Germany Considers 10% Tax on Google & Meta to Combat Monopoly Power

The German government is currently working on a legislative proposal to implement a 10% tax on major internet companies like Google and Meta. Culture Minister Wolfram Weimer stated that this initiative aims to address the monopoly-like structures and over-concentration of media power, which he believes threaten media diversity. He emphasized that these corporations profit significantly from Germany’s media and cultural output and infrastructure but contribute little in taxes, investments, or societal returns. The proposed bill might be based on Austria’s 2020 model, which introduced a 5% tax on online advertising revenue for large digital platforms. Weimer has also invited Google management and industry representatives for discussions to explore alternatives, including voluntary commitments. This move comes after the European Commission considered digital taxes for post-COVID debt repayment, a proposal previously opposed by Germany and Italy.

Most Important Points

  • Proposed Tax: Germany is drafting a bill for a 10% tax on internet giants like Google and Meta.
  • Reasoning: The tax aims to counter monopolistic structures and media power concentration that endanger media diversity.
  • Profit vs.
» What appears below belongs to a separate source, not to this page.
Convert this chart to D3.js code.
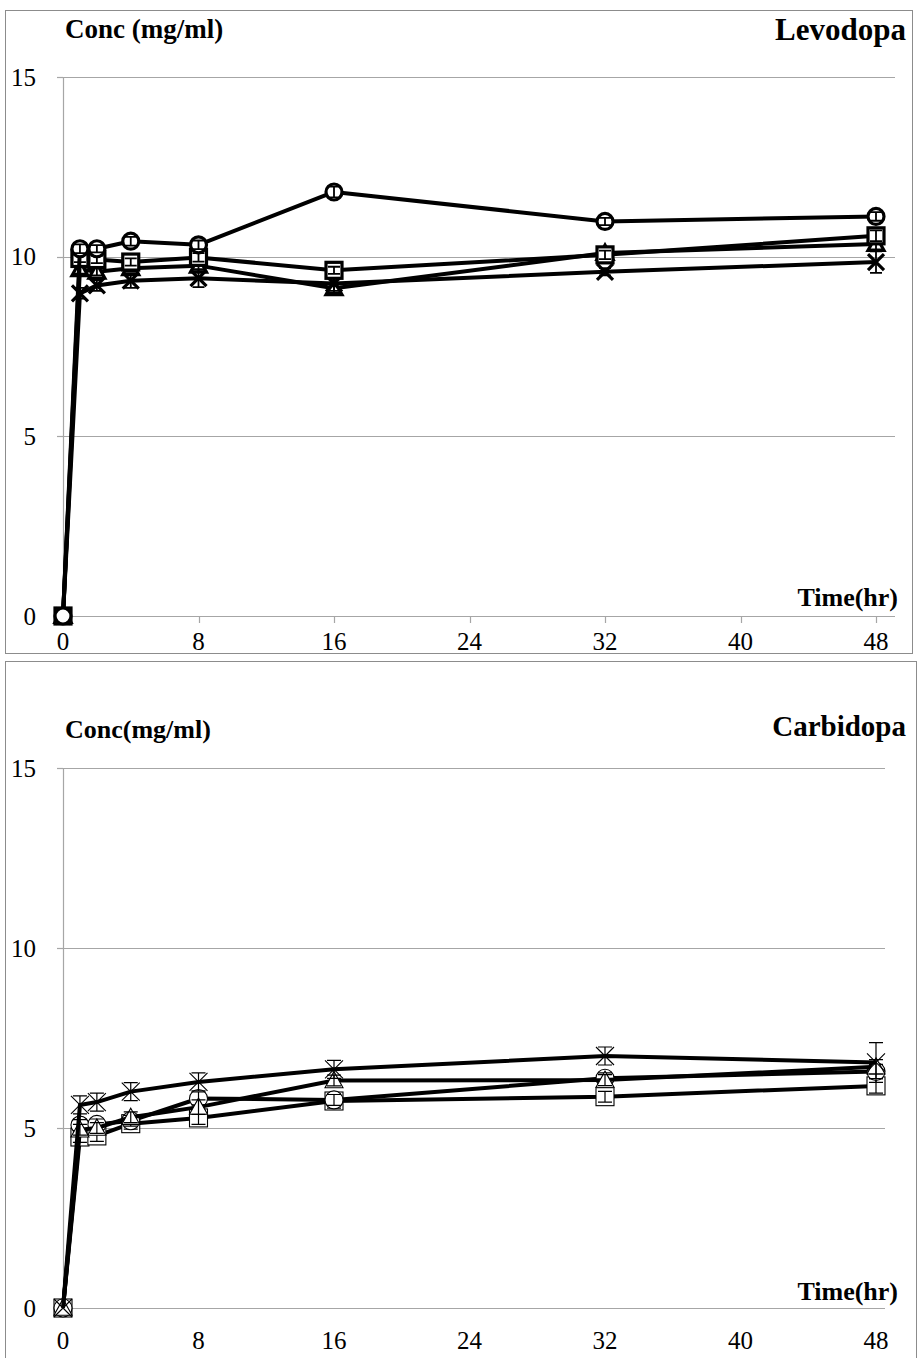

Contribution: Large tech companies are seen as profiting greatly from German media and culture while paying minimal taxes and investing little.
  • Austrian Model: The draft bill may be modeled after Austria’s 2020 5% online advertising tax.
  • Discussions with Tech Giants: Germany is open to discussions with companies like Google to explore alternatives, such as voluntary commitments.
  • EU Context: This initiative follows broader European discussions on digital taxes for post-COVID debt, which faced prior opposition from Germany.